FWIW I also have a 200mm f4 imaging newtonian that i've been working with over the last few months, so i've been able to learn and practice much of the capture and processing workflow (have uploaded some of those shots to my astrobin page). PixInsight and now this second longer focal length scope are just the latest AP toys :) Would love a permanent obs, but I still need to convince my better half :lol:
14-06-2012, 09:24 PM
this is a previous M83 image, with the other 200mm f4 and old processing workflow
14-06-2012, 11:05 PM
Hi Richard - again,
I read your comments.
I found that it wasn't until I used an OAG - top tube rings & saddle plates &
also modified the counterweight bar that I got rid of guiding problems.

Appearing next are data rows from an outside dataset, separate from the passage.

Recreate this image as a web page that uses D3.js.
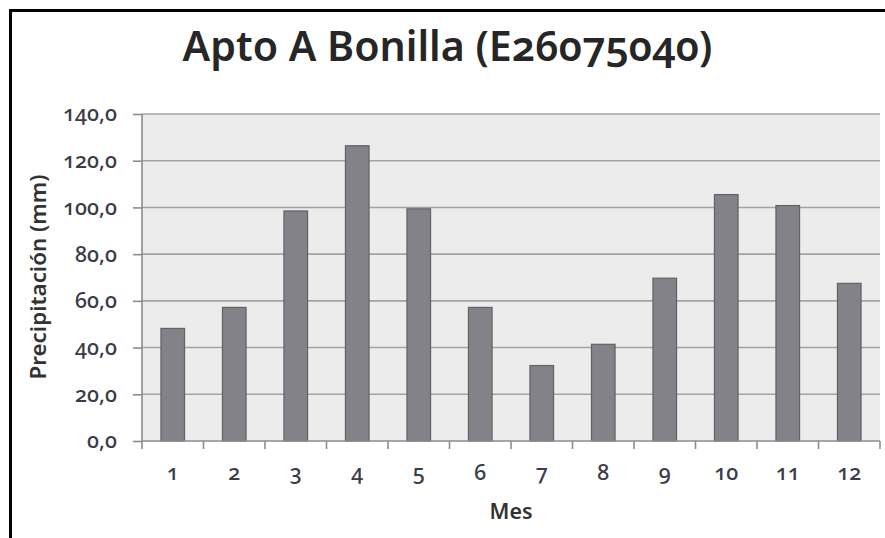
<!DOCTYPE html>
<html>
<head>
<meta charset="utf-8">
<script src="https://cdn.jsdelivr.net/npm/d3@7"></script>
<style>
  html, body { margin: 0; padding: 0; background: #fff; }
  svg { display: block; }
  .num { font-feature-settings: "onum" 1; font-variant-numeric: oldstyle-nums; }
</style>
</head>
<body>
<svg id="chart" width="885" height="538"></svg>
<script>
// Monthly precipitation, Apto A Bonilla station
const months = [1, 2, 3, 4, 5, 6, 7, 8, 9, 10, 11, 12];
const precipitation = [48.2, 57.2, 98.5, 126.4, 99.4, 57.2, 32.3, 41.4, 69.7, 105.5, 100.8, 67.5];
const yTicks = [0, 20, 40, 60, 80, 100, 120, 140];

const titleText = "Apto A Bonilla (E26075040)";
const yTitle = "Precipitación (mm)";
const xTitle = "Mes";

const fontFamily = "'Noto Sans', 'Open Sans', sans-serif";
const svg = d3.select("#chart");

// Scale a text element's font size so its rendered width equals `width`
function fitWidth(sel, width) {
  const node = sel.node();
  const fs = parseFloat(sel.attr("font-size"));
  const w = node.getComputedTextLength();
  if (w > 0) sel.attr("font-size", (fs * width / w).toFixed(2));
  return sel;
}

// Outer frame
svg.append("path")
  .attr("d", "M10.5,538 V10.5 H885")
  .attr("fill", "none")
  .attr("stroke", "#000")
  .attr("stroke-width", 3);

const plot = { left: 142, right: 880, top: 114, bottom: 441 };

const x = d3.scaleBand()
  .domain(months)
  .range([plot.left, plot.right])
  .paddingInner(0.6)
  .paddingOuter(0.3);

const y = d3.scaleLinear()
  .domain([0, 140])
  .range([plot.bottom, plot.top]);

// Plot background
svg.append("rect")
  .attr("x", plot.left)
  .attr("y", plot.top)
  .attr("width", plot.right - plot.left)
  .attr("height", plot.bottom - plot.top)
  .attr("fill", "#ececec");

// Horizontal gridlines
svg.append("g")
  .selectAll("line")
  .data(yTicks.filter(d => d > 0))
  .join("line")
  .attr("x1", plot.left)
  .attr("x2", plot.right)
  .attr("y1", d => y(d))
  .attr("y2", d => y(d))
  .attr("stroke", "#a3a3a3")
  .attr("stroke-width", 1.6);

// Bars
svg.append("g")
  .selectAll("rect")
  .data(months)
  .join("rect")
  .attr("x", (d) => x(d) + 0.5)
  .attr("y", (d, i) => y(precipitation[i]))
  .attr("width", x.bandwidth() - 1)
  .attr("height", (d, i) => y(0) - y(precipitation[i]))
  .attr("fill", "#838288")
  .attr("stroke", "#626166")
  .attr("stroke-width", 1.2);

// Tick label size, taken from the widest y label
const probe = svg.append("text")
  .attr("class", "num")
  .attr("font-family", fontFamily)
  .attr("font-size", 16)
  .attr("font-weight", 500)
  .text("140,0");
fitWidth(probe, 54);
const tickFont = +probe.attr("font-size");
probe.remove();

// Y axis
const yAxis = d3.axisLeft(y)
  .tickValues(yTicks)
  .tickSize(9)
  .tickPadding(16)
  .tickFormat(d => d3.format(".1f")(d).replace(".", ","));

const gy = svg.append("g")
  .attr("transform", `translate(${plot.left},0)`)
  .call(yAxis);
gy.select(".domain").attr("stroke", "#8c8c8c").attr("stroke-width", 1.6)
  .attr("d", `M0,${plot.top}V${plot.bottom}`);
gy.selectAll(".tick line").attr("stroke", "#8c8c8c").attr("stroke-width", 1.6);
gy.selectAll(".tick text")
  .attr("class", "num")
  .attr("fill", "#3b3b4a")
  .attr("font-family", fontFamily)
  .attr("font-size", tickFont)
  .attr("font-weight", 500);

// X axis with ticks between categories
const xEdges = d3.scaleLinear().domain([0, 12]).range([plot.left, plot.right]);
const gx = svg.append("g");
gx.append("line")
  .attr("x1", plot.left).attr("x2", plot.right)
  .attr("y1", plot.bottom).attr("y2", plot.bottom)
  .attr("stroke", "#8c8c8c").attr("stroke-width", 1.6);
gx.selectAll("line.tk")
  .data(d3.range(13))
  .join("line")
  .attr("class", "tk")
  .attr("x1", d => xEdges(d)).attr("x2", d => xEdges(d))
  .attr("y1", plot.bottom).attr("y2", plot.bottom + 8)
  .attr("stroke", "#8c8c8c").attr("stroke-width", 1.6);
gx.selectAll("text")
  .data(months)
  .join("text")
  .attr("class", "num")
  .attr("x", d => x(d) + x.bandwidth() / 2)
  .attr("y", 480)
  .attr("text-anchor", "middle")
  .attr("fill", "#3b3b4a")
  .attr("font-family", fontFamily)
  .attr("font-size", tickFont)
  .attr("font-weight", 500)
  .text(d => d);

// Title
const title = svg.append("text")
  .attr("class", "num")
  .attr("x", 447.5)
  .attr("y", 61)
  .attr("text-anchor", "middle")
  .attr("fill", "#262626")
  .attr("font-family", fontFamily)
  .attr("font-size", 38)
  .attr("font-weight", 600)
  .text(titleText);
fitWidth(title, 530);

// Axis titles
const yt = svg.append("text")
  .attr("transform", "translate(46,277) rotate(-90)")
  .attr("text-anchor", "middle")
  .attr("fill", "#333")
  .attr("font-family", fontFamily)
  .attr("font-size", 18)
  .attr("font-weight", 600)
  .text(yTitle);
fitWidth(yt, 205);

const xt = svg.append("text")
  .attr("x", (plot.left + plot.right) / 2)
  .attr("y", 519)
  .attr("text-anchor", "middle")
  .attr("fill", "#333")
  .attr("font-family", fontFamily)
  .attr("font-size", 18)
  .attr("font-weight", 600)
  .text(xTitle);
fitWidth(xt, 43);
</script>
</body>
</html>
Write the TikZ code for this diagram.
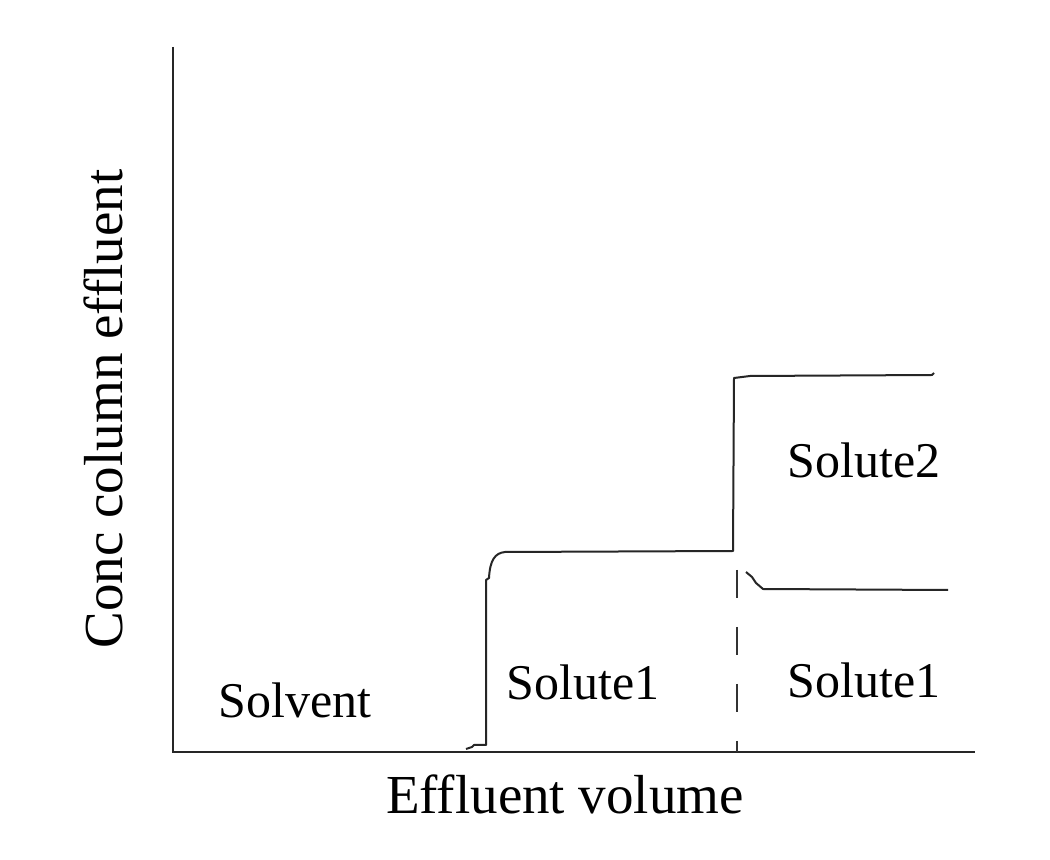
\documentclass[tikz,border=0pt]{standalone}
\usepackage{fontspec}
\setmainfont{Liberation Serif}
\begin{document}
\begin{tikzpicture}[x=0.5pt,y=-0.5pt,
  axis/.style={line width=1.2pt,black!85},
  curve/.style={line width=1pt,black!85,line join=round},
  guide/.style={line width=1.3pt,black!80,dash pattern=on 14pt off 14.5pt},
  region/.style={font=\fontsize{25}{30}\selectfont,anchor=base,inner sep=0pt},
  axlabel/.style={font=\fontsize{27.5}{33}\selectfont,anchor=base,inner sep=0pt}]
\useasboundingbox[fill=white] (0,0) rectangle (1050,860);
% axes
\coordinate (O) at (173,752);
\coordinate (ytop) at (173,47);
\coordinate (xend) at (975,752);
\draw[axis] (ytop) -- (O) -- (xend);
% breakthrough curve
\draw[curve] (466,749) -- (472,747) -- (474,745) -- (486,745) -- (486,580)
  -- (489,578) .. controls (490,560) and (495,553) .. (505,552) -- (733,551)
  -- (734,378) -- (750,376) -- (932,375) -- (934,373);
% lower curve (solute 1 after displacement)
\draw[curve] (746,572) -- (752,577) -- (756,583) -- (763,589) -- (948,590);
% dashed separator
\coordinate (dtop) at (737,570);
\coordinate (dbot) at (737,752);
\draw[guide] (dtop) -- (dbot);
% labels
\node[region] (solvent) at (295,718) {Solvent};
\node[region] (s1a) at (583,700) {Solute1};
\node[region] (s1b) at (864,698) {Solute1};
\node[region] (s2) at (864,478) {Solute2};
\node[axlabel] (xl) at (565,813) {Effluent volume};
\node[axlabel,rotate=90] (yl) at (122,409) {Conc column effluent};
\end{tikzpicture}
\end{document}
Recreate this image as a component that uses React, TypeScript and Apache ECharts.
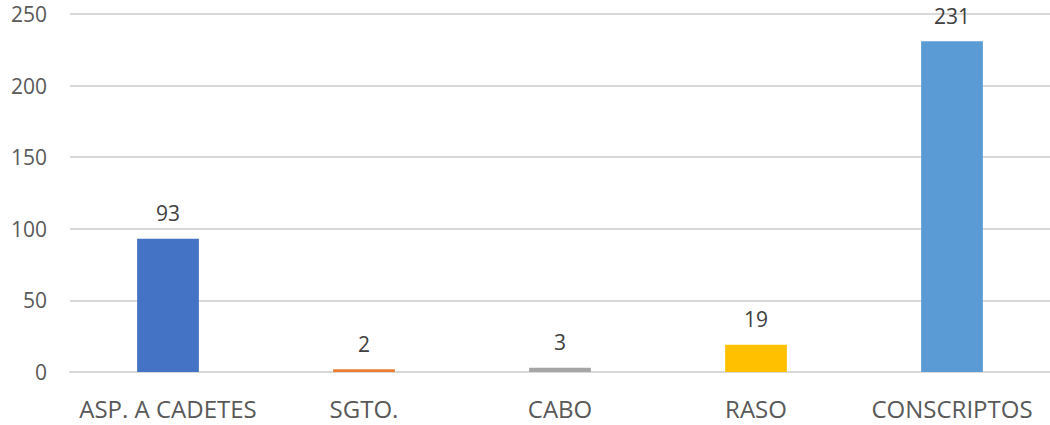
import React, { useEffect, useRef } from "react";
import * as echarts from "echarts";

const categories = ["ASP. A CADETES", "SGTO.", "CABO", "RASO", "CONSCRIPTOS"];
const values = [93, 2, 3, 19, 231];
const colors = ["#4472C4", "#ED7D31", "#A5A5A5", "#FFC000", "#5B9BD5"];
const yTicks = [0, 50, 100, 150, 200, 250];

export default function App() {
  const ref = useRef<HTMLDivElement>(null);
  useEffect(() => {
    if (!ref.current) return;
    const chart = echarts.init(ref.current, null, { renderer: "svg" });
    const font = "'Open Sans', sans-serif";
    chart.setOption({
      animation: false,
      grid: { left: 70, right: -4, top: 14, bottom: 53, containLabel: false },
      xAxis: {
        type: "category",
        data: categories,
        axisLine: { show: true, lineStyle: { color: "#D9D9D9", width: 2 } },
        axisTick: { show: false },
        axisLabel: { color: "#595959", fontSize: 24, fontFamily: font, margin: 24, interval: 0 },
      },
      yAxis: {
        type: "value",
        min: yTicks[0],
        max: yTicks[yTicks.length - 1],
        interval: 50,
        axisLine: { show: false },
        axisTick: { show: false },
        splitLine: { lineStyle: { color: "#D9D9D9", width: 2 } },
        axisLabel: { color: "#595959", fontSize: 21, fontFamily: font, margin: 23 },
      },
      series: [
        {
          type: "bar",
          barWidth: "31.5%",
          data: values.map((v, i) => ({ value: v, itemStyle: { color: colors[i] } })),
          label: {
            show: true,
            position: "top",
            distance: 15,
            color: "#404040",
            fontSize: 21,
            fontFamily: font,
          },
        },
      ],
    });
    return () => chart.dispose();
  }, []);
  return (
    <div
      ref={ref}
      style={{ position: "absolute", left: 0, top: 0, width: 1050, height: 425, background: "#fff" }}
    />
  );
}
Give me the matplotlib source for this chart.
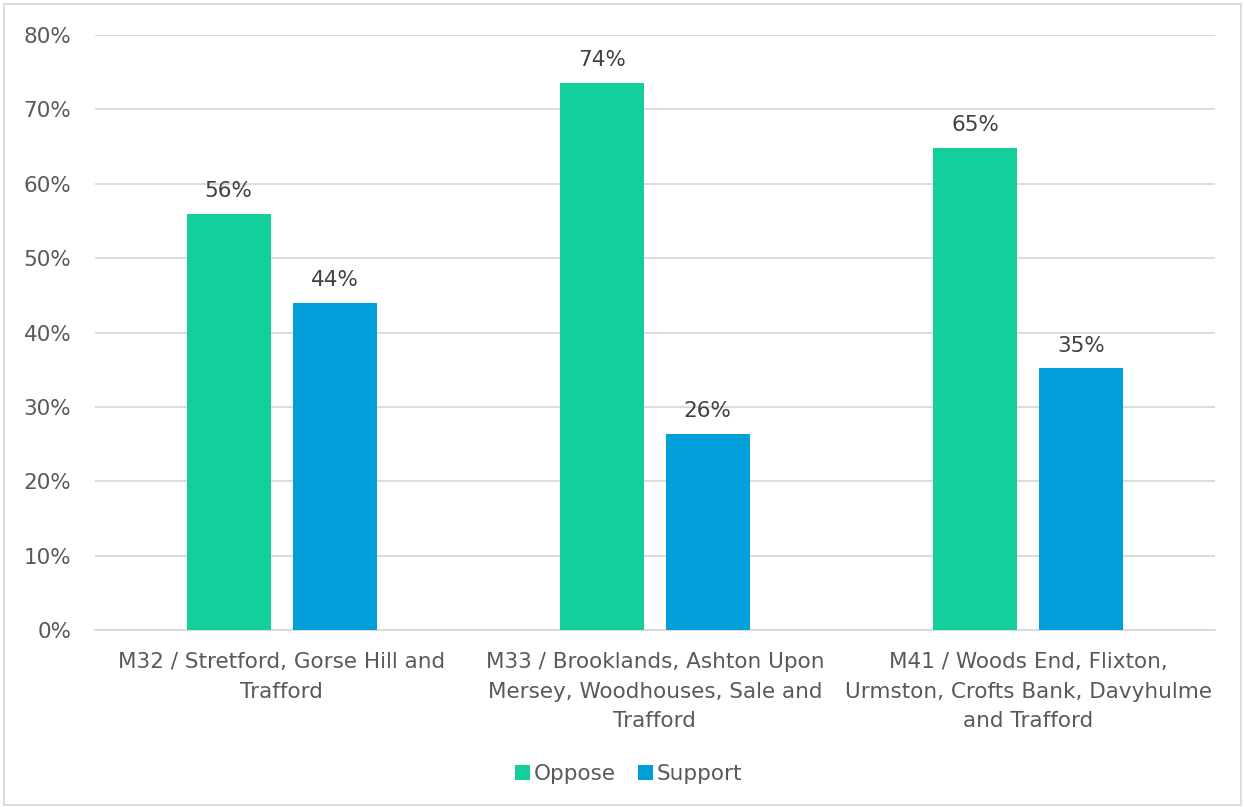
import numpy as np
import matplotlib.pyplot as plt
from matplotlib.ticker import PercentFormatter

plt.rcParams['font.family'] = ['DejaVu Sans']

categories = ['M32 / Stretford, Gorse Hill and\nTrafford',
              'M33 / Brooklands, Ashton Upon\nMersey, Woodhouses, Sale and\nTrafford',
              'M41 / Woods End, Flixton,\nUrmston, Crofts Bank, Davyhulme\nand Trafford']
oppose = [56.0, 73.6, 64.8]
support = [44.0, 26.4, 35.2]

text_col = '#595959'
grid_col = '#D9D9D9'

fig = plt.figure(figsize=(12.45, 8.07), dpi=100)
ax = fig.add_axes([0.0763, 0.2193, 0.8993, 0.7373])

x = np.arange(len(categories))
w = 0.225
b1 = ax.bar(x - 0.142, oppose, w, color='#12CF9C', label='Oppose', zorder=3)
b2 = ax.bar(x + 0.142, support, w, color='#009FDA', label='Support', zorder=3)

for bars in (b1, b2):
    for r in bars:
        ax.text(r.get_x() + r.get_width() / 2, r.get_height() + 1.7,
                f'{r.get_height():.0f}%', ha='center', va='bottom',
                fontsize=15.5, color='#404040')

ax.set_xlim(-0.5, 2.5)
ax.set_ylim(0, 80)
ax.set_yticks(range(0, 81, 10))
ax.yaxis.set_major_formatter(PercentFormatter(decimals=0))
ax.set_xticks(x)
ax.set_xticklabels(categories, linespacing=1.58)
ax.tick_params(axis='both', length=0, labelsize=15.5, labelcolor=text_col)
ax.tick_params(axis='x', pad=16)
ax.tick_params(axis='y', pad=17)
ax.grid(axis='y', color=grid_col, linewidth=1.3, zorder=0)
for s in ['top', 'right', 'left']:
    ax.spines[s].set_visible(False)
ax.spines['bottom'].set_color(grid_col)
ax.spines['bottom'].set_linewidth(1.3)

leg = fig.legend(handles=[b1, b2], loc='center', bbox_to_anchor=(0.505, 0.041),
                 ncol=2, frameon=False, fontsize=15.5, handlelength=0.7,
                 handleheight=0.7, handletextpad=0.2, columnspacing=1.0)
for t in leg.get_texts():
    t.set_color(text_col)

fig.patches.append(plt.Rectangle((0.003, 0.003), 0.994, 0.992, transform=fig.transFigure,
                                 fill=False, edgecolor=grid_col, linewidth=1.3))

fig.savefig('out.png', dpi=100)
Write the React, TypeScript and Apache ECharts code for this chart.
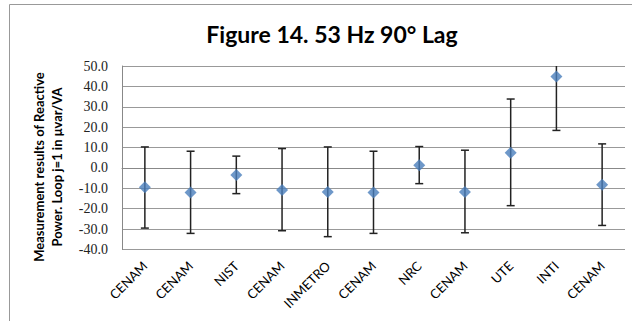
import React, { useEffect, useRef } from "react";
import * as echarts from "echarts";

const categories = ["CENAM", "CENAM", "NIST", "CENAM", "INMETRO", "CENAM", "NRC", "CENAM", "UTE", "INTI", "CENAM"];
const values = [-9.5, -12.1, -3.4, -10.8, -11.8, -12.1, 1.3, -11.8, 7.4, 44.8, -8.2];
const lower = [-29.5, -32.1, -12.6, -30.8, -33.7, -32.1, -7.7, -31.8, -18.5, 18.4, -28.2];
const upper = [10.3, 8.2, 5.8, 9.5, 10.3, 8.2, 10.5, 8.7, 33.8, 71.2, 11.8];
const yTicks = { min: -40, max: 50, interval: 10 };

export default function App() {
  const ref = useRef<HTMLDivElement>(null);
  useEffect(() => {
    const chart = echarts.init(ref.current!, null, { renderer: "svg" });
    const errData = categories.map((_, i) => [i, lower[i], upper[i]]);
    chart.setOption({
      animation: false,
      backgroundColor: "#fff",
      title: {
        text: "Figure 14. 53 Hz 90° Lag",
        left: 327,
        top: 17,
        textAlign: "center",
        textStyle: { fontFamily: "Lato", fontWeight: "bold", fontSize: 23, color: "#000" },
      },
      graphic: [
        {
          type: "rect",
          shape: { x: 9.5, y: 4.5, width: 700, height: 400 },
          style: { fill: "none", stroke: "#999", lineWidth: 1 },
          silent: true,
        },
        {
          type: "text",
          x: 48,
          y: 167,
          rotation: Math.PI / 2,
          style: {
            text: "Measurement results of Reactive\nPower. Loop j=1 in μvar/VA",
            font: "bold 13px Lato",
            fill: "#000",
            align: "center",
            verticalAlign: "middle",
            lineHeight: 18,
          },
        },
      ],
      grid: { left: 122, right: 7, top: 66, bottom: 71.5, containLabel: false },
      xAxis: {
        type: "category",
        data: categories,
        boundaryGap: true,
        axisLine: { show: true, lineStyle: { color: "#888" } },
        axisTick: { show: false },
        axisLabel: {
          rotate: 45,
          interval: 0,
          margin: 14,
          fontFamily: "Lato",
          fontSize: 13,
          color: "#000",
        },
        splitLine: { show: false },
      },
      yAxis: {
        type: "value",
        min: yTicks.min,
        max: yTicks.max,
        interval: yTicks.interval,
        axisLine: { show: true, lineStyle: { color: "#888" } },
        axisTick: { show: false },
        axisLabel: {
          formatter: (v: number) => v.toFixed(1),
          fontFamily: "Liberation Serif",
          fontSize: 14,
          color: "#222",
          margin: 14,
        },
        splitLine: { show: true, lineStyle: { color: "#999", width: 1 } },
      },
      series: [
        {
          type: "custom",
          data: errData,
          z: 2,
          renderItem: (params: any, api: any) => {
            const i = api.value(0);
            const lo = api.value(1);
            const hi = api.value(2);
            const hiClamped = Math.min(hi, yTicks.max);
            const pLo = api.coord([i, lo]);
            const pHi = api.coord([i, hiClamped]);
            const cap = 4;
            const style = { stroke: "#222", lineWidth: 1.5 };
            const children: any[] = [
              { type: "line", shape: { x1: pLo[0], y1: pLo[1], x2: pHi[0], y2: pHi[1] }, style },
              { type: "line", shape: { x1: pLo[0] - cap, y1: pLo[1], x2: pLo[0] + cap, y2: pLo[1] }, style },
            ];
            if (hi <= yTicks.max) {
              children.push({ type: "line", shape: { x1: pHi[0] - cap, y1: pHi[1], x2: pHi[0] + cap, y2: pHi[1] }, style });
            }
            return { type: "group", children };
          },
        },
        {
          type: "scatter",
          data: values,
          symbol: "diamond",
          symbolSize: [12, 12],
          z: 3,
          itemStyle: { color: "#4a7ebb" },
        },
      ],
    });
    return () => chart.dispose();
  }, []);
  return <div ref={ref} style={{ position: "fixed", left: 0, top: 0, width: 632, height: 321 }} />;
}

Focusing still robs me of better pics sometimes.
I too use a bahtinov mask but if you focus on a bright star in
a part of the sky well away from your target then it may
not be perfect when you're on the target.
One trick is to leave the bahtinov mask on & take a 2 minute ISO 1600
frame of the target itself.
You can then check the diffraction spikes across the whole frame.
Repeat that every hour to check it.
While waiting for the current exposure I now check every frame with
maximum size on the screen ( in .jpg format )
With 5 minutes between frames there is plenty of time to do that on my laptop.
14-06-2012, 11:30 PM
Thanks Allan. Food for thought ;)
15-06-2012, 12:12 AM
That's a good effort. I agree that focus looks a little soft and it would be good to increase exposure time if possible. I use a Skywatcher 8" f/6 Newt and have imaged M83 (http://www.flickr.com/photos/47268787@N05/7265659072/in/photostream/) using my umodded canon 400d. Camera settings for each sub were 10mins @ ISO800. It's a total of just over 3 hrs. Im still not happy with the colour though so I will eventually do a repro. See my flickr account for other examples.
I was fortunate that I didn't have to adjust the primary mirror position to be able to focus using a dslr. My focuser has a 2" to 1.25" adapter and the 1.25" adapter unscrews revealing a male T-thread.